▶ _Required work_: Count the lines below that contain the word "script". Give only the number.

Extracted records
-- BEGIN --

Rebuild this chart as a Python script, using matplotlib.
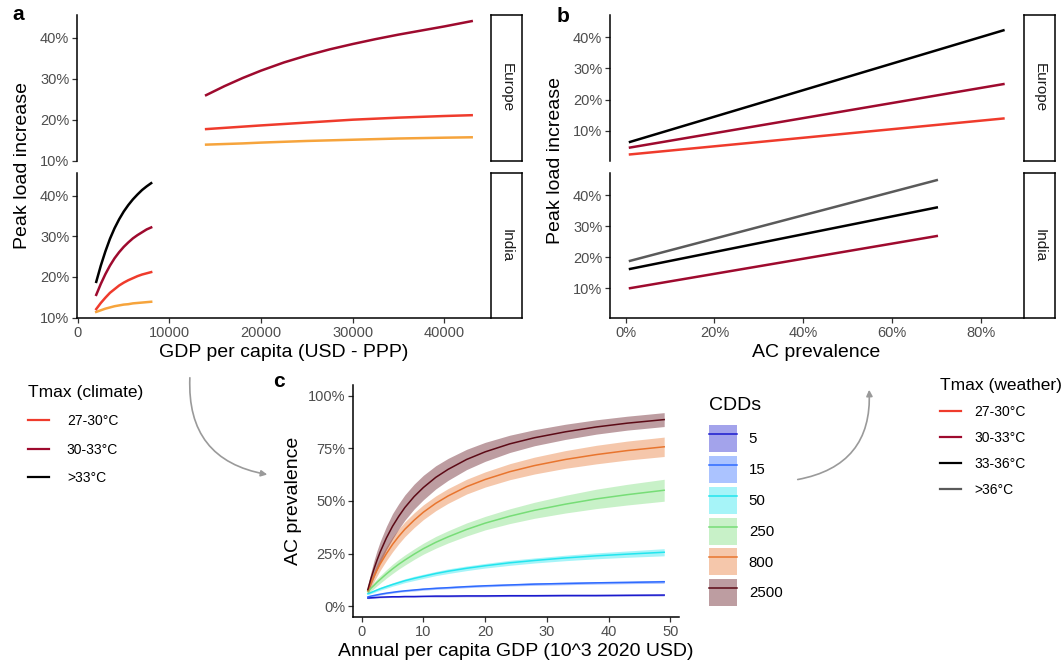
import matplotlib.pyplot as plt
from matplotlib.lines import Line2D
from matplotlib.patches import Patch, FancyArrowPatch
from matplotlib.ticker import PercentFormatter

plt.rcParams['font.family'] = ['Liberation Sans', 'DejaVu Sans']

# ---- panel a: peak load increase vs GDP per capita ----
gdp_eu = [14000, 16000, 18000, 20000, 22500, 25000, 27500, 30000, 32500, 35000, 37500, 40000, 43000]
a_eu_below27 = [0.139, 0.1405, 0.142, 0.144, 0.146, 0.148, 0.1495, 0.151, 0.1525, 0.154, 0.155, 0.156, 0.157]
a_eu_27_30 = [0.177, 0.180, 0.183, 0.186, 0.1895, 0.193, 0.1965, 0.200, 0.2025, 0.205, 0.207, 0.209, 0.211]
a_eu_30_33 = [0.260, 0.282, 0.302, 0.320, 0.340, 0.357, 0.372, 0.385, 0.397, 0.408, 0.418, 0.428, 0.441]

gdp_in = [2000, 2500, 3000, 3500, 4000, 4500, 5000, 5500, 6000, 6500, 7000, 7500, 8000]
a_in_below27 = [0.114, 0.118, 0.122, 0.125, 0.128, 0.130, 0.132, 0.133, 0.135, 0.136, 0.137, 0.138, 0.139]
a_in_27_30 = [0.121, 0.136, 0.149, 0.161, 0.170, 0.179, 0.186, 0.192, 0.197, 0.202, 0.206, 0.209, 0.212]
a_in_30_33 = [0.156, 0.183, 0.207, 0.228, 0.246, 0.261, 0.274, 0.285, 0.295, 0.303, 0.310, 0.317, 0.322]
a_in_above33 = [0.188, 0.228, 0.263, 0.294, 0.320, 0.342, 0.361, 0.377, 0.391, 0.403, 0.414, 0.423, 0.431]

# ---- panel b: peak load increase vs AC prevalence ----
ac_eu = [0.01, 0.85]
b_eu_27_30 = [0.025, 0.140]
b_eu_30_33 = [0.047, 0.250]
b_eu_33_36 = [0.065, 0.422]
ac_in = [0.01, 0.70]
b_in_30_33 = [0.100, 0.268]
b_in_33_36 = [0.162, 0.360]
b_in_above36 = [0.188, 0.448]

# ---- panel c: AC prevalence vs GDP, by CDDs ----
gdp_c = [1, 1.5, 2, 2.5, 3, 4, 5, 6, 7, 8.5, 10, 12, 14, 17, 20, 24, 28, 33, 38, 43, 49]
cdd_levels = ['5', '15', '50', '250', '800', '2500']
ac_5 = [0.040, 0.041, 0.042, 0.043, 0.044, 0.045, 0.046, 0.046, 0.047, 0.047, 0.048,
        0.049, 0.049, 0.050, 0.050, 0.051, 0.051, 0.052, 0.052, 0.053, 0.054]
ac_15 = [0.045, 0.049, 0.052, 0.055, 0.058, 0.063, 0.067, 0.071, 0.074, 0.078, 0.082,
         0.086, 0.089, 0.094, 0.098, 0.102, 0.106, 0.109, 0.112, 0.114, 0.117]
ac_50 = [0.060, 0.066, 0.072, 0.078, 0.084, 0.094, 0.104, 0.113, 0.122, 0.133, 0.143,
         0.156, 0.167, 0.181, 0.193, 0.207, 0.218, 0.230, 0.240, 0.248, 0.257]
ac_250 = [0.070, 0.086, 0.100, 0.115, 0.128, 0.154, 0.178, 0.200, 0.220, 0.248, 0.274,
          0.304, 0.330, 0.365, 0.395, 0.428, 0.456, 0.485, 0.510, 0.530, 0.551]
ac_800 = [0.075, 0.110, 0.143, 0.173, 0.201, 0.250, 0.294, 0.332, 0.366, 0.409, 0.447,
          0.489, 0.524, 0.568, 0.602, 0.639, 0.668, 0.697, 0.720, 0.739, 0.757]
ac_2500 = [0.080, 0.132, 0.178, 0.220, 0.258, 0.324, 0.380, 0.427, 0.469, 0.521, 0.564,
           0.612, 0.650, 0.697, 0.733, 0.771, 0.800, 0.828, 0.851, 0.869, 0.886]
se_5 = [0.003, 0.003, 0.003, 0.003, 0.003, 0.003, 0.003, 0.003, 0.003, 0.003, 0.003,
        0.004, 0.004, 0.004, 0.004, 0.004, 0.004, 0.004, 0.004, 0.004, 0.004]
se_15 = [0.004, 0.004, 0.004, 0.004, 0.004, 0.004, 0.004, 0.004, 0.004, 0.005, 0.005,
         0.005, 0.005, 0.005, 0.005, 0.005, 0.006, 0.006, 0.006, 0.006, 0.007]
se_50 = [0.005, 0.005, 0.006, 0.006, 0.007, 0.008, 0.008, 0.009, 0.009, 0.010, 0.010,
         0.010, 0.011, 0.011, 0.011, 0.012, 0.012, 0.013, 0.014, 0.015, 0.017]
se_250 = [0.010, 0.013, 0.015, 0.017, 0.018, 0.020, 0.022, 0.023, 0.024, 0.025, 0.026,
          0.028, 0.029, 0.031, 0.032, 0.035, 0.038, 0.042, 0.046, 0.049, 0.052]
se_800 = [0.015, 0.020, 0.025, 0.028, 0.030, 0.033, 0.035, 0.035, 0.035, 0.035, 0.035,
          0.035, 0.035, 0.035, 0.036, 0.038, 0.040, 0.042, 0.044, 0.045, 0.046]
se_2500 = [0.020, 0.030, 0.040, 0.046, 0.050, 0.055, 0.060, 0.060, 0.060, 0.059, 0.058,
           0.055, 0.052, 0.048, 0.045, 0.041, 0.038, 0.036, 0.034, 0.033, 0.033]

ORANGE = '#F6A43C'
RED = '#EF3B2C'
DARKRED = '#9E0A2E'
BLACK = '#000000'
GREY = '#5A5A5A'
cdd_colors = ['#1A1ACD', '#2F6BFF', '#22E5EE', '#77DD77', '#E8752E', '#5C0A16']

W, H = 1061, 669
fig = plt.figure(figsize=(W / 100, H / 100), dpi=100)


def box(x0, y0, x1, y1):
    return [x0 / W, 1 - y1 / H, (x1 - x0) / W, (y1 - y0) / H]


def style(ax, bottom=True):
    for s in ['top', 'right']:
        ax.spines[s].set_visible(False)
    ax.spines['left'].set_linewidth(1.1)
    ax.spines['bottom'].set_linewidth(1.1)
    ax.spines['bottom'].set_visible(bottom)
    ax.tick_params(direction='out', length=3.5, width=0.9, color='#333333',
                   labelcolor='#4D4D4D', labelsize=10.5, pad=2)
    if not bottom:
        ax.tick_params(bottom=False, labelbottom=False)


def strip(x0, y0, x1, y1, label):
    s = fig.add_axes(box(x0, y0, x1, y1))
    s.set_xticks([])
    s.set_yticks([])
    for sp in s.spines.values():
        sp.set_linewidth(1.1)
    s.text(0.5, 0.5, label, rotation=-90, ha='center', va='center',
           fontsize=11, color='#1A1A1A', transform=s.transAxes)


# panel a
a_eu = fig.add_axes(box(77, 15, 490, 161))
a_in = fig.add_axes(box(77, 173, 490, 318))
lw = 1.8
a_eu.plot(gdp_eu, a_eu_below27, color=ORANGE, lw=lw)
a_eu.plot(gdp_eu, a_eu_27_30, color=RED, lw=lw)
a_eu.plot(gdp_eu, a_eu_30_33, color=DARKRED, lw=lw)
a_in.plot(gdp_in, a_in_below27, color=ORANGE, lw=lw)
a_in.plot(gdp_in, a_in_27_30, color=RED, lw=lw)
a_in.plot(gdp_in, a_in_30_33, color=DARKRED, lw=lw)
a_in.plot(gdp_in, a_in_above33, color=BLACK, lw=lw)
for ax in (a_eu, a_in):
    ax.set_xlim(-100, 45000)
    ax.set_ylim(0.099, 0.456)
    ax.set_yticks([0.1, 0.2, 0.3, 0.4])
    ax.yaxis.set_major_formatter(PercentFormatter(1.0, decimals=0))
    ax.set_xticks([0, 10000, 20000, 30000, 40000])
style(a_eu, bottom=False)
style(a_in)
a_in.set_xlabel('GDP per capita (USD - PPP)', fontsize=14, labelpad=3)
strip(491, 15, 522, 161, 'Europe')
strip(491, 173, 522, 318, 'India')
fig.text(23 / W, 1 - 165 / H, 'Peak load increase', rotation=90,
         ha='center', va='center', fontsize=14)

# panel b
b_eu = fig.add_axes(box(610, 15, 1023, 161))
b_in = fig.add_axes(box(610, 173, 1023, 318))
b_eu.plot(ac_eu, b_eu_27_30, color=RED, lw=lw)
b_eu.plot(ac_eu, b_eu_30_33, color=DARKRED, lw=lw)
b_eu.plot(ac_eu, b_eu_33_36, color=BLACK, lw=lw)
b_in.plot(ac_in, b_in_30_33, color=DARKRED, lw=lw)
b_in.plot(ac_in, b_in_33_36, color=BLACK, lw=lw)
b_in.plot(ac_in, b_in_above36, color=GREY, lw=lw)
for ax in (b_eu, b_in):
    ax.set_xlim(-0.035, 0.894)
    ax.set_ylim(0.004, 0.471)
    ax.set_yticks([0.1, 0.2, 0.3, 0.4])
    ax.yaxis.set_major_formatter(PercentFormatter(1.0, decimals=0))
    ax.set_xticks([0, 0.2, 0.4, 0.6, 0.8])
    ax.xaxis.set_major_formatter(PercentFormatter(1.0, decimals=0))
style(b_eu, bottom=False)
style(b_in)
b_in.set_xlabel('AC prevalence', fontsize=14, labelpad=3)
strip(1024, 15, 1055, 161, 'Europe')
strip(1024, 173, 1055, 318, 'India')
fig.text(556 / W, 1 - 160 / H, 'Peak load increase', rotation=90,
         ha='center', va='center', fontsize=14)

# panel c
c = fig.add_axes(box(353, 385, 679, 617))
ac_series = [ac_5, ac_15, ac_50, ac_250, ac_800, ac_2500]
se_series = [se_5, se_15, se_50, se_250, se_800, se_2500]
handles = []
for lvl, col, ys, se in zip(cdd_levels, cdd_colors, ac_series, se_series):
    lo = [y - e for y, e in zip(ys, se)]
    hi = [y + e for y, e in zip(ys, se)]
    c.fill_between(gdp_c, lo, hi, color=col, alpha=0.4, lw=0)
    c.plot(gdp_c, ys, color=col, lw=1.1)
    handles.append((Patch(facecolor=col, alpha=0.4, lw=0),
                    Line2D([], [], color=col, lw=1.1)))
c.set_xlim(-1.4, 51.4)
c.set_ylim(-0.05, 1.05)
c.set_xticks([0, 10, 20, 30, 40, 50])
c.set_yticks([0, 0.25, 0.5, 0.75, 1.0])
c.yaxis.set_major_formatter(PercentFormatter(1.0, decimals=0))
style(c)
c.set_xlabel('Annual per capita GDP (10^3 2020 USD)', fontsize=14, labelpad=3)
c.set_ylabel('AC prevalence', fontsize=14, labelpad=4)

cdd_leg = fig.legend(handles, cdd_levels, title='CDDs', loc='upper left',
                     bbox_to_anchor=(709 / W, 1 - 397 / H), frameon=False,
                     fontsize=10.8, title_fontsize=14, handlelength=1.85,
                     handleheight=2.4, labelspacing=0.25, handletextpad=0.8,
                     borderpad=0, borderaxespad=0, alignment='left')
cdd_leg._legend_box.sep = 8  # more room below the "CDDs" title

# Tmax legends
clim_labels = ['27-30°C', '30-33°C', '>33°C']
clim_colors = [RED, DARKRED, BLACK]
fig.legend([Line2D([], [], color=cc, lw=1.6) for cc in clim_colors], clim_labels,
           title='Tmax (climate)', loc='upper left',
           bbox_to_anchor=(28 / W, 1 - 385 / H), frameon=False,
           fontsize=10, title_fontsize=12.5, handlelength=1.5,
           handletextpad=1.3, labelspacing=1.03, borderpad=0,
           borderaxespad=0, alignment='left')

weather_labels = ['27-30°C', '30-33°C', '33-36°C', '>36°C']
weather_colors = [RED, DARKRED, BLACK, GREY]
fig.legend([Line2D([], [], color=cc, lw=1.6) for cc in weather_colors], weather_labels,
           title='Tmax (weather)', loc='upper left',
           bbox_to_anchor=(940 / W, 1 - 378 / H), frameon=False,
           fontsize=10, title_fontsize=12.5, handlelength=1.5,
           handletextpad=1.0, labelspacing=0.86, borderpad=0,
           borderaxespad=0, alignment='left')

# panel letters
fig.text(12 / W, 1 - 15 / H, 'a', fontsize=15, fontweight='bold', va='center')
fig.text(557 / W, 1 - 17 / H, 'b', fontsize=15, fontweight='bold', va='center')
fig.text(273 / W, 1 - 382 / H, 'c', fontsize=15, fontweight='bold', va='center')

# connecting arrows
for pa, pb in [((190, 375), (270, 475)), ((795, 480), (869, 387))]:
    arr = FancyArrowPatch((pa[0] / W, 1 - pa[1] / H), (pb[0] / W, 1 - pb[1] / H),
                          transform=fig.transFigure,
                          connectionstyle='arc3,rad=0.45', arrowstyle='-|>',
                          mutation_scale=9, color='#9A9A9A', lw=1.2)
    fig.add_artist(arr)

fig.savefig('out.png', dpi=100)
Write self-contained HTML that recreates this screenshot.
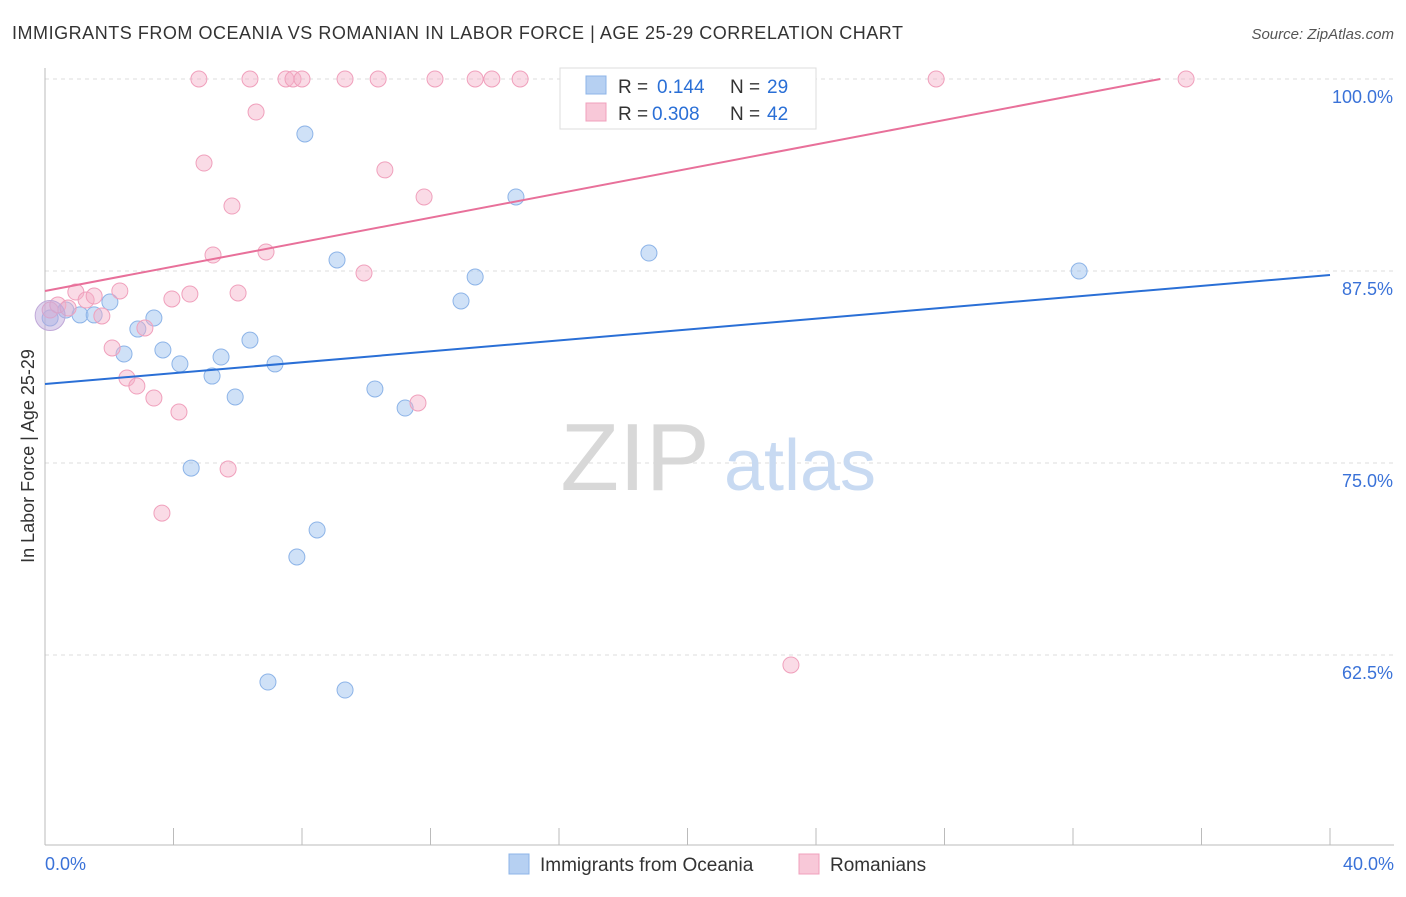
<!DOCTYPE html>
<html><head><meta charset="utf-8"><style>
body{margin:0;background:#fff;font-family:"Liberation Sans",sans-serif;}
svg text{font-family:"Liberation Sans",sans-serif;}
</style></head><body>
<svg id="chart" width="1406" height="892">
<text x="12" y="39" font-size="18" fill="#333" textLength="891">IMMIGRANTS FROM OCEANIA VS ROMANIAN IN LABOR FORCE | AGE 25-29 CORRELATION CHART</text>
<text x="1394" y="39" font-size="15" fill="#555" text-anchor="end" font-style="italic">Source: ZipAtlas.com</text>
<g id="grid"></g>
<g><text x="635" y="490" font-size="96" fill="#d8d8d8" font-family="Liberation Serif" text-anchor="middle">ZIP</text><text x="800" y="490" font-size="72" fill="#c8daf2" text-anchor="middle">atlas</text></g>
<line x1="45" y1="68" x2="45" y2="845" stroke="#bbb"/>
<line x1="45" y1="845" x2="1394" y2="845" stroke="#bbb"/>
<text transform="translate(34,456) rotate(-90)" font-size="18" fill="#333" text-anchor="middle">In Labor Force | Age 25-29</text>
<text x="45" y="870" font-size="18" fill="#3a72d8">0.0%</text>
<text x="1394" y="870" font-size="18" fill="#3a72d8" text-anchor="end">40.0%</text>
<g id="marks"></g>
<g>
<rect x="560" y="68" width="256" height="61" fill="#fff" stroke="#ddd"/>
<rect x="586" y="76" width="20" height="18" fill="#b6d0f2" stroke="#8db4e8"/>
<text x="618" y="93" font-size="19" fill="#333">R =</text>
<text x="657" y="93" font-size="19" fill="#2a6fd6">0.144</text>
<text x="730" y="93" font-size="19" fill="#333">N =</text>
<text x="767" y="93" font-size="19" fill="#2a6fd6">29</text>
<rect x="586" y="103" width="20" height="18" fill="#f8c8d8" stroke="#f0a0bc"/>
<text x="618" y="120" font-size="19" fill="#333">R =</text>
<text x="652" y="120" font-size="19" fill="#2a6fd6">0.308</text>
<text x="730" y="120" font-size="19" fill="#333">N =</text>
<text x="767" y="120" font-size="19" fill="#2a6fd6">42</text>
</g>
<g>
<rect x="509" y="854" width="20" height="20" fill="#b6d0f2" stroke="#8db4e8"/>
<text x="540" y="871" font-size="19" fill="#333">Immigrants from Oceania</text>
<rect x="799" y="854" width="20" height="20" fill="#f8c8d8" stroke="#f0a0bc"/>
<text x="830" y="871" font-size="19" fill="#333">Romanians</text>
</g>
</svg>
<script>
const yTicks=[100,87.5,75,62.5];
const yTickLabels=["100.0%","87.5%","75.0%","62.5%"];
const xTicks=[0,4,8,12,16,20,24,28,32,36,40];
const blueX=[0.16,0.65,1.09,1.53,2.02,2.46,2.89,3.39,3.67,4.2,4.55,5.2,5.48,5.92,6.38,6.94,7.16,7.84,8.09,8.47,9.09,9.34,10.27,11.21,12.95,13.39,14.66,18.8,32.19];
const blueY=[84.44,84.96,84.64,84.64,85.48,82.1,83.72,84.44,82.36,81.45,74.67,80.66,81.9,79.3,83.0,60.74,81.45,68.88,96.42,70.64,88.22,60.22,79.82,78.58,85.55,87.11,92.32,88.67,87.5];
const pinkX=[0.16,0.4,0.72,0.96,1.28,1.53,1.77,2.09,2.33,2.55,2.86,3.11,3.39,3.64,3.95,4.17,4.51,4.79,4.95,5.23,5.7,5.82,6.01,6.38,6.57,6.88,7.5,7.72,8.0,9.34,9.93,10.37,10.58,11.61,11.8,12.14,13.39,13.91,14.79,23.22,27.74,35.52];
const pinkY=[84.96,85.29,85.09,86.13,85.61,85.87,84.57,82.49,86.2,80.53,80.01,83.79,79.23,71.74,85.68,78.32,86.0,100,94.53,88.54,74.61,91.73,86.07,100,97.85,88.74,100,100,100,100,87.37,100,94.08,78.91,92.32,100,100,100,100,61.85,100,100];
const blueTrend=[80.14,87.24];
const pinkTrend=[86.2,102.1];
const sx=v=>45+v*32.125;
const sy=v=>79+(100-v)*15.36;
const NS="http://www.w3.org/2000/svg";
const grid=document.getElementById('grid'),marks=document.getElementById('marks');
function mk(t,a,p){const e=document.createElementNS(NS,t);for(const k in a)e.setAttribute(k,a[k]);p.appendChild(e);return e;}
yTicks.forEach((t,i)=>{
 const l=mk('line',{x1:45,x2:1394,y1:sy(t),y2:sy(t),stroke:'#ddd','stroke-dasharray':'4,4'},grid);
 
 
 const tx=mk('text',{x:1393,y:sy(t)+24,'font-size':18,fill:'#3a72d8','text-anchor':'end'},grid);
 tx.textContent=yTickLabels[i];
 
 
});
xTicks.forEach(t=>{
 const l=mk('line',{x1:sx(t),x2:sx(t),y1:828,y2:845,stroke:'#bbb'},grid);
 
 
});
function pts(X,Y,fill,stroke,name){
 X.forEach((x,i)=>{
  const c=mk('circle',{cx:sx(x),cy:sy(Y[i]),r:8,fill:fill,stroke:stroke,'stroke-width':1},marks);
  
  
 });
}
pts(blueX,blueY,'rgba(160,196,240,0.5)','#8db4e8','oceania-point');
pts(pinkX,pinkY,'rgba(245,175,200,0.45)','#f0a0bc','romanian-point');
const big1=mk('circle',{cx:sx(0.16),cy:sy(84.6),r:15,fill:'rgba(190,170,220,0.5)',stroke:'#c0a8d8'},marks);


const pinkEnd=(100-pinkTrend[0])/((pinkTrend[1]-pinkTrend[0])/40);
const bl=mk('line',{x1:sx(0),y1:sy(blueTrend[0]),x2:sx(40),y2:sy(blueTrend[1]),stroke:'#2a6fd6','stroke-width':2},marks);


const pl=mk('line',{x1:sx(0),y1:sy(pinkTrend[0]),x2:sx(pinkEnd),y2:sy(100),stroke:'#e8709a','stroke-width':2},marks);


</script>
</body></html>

-- END --

▶ _Response to this exercise_: 3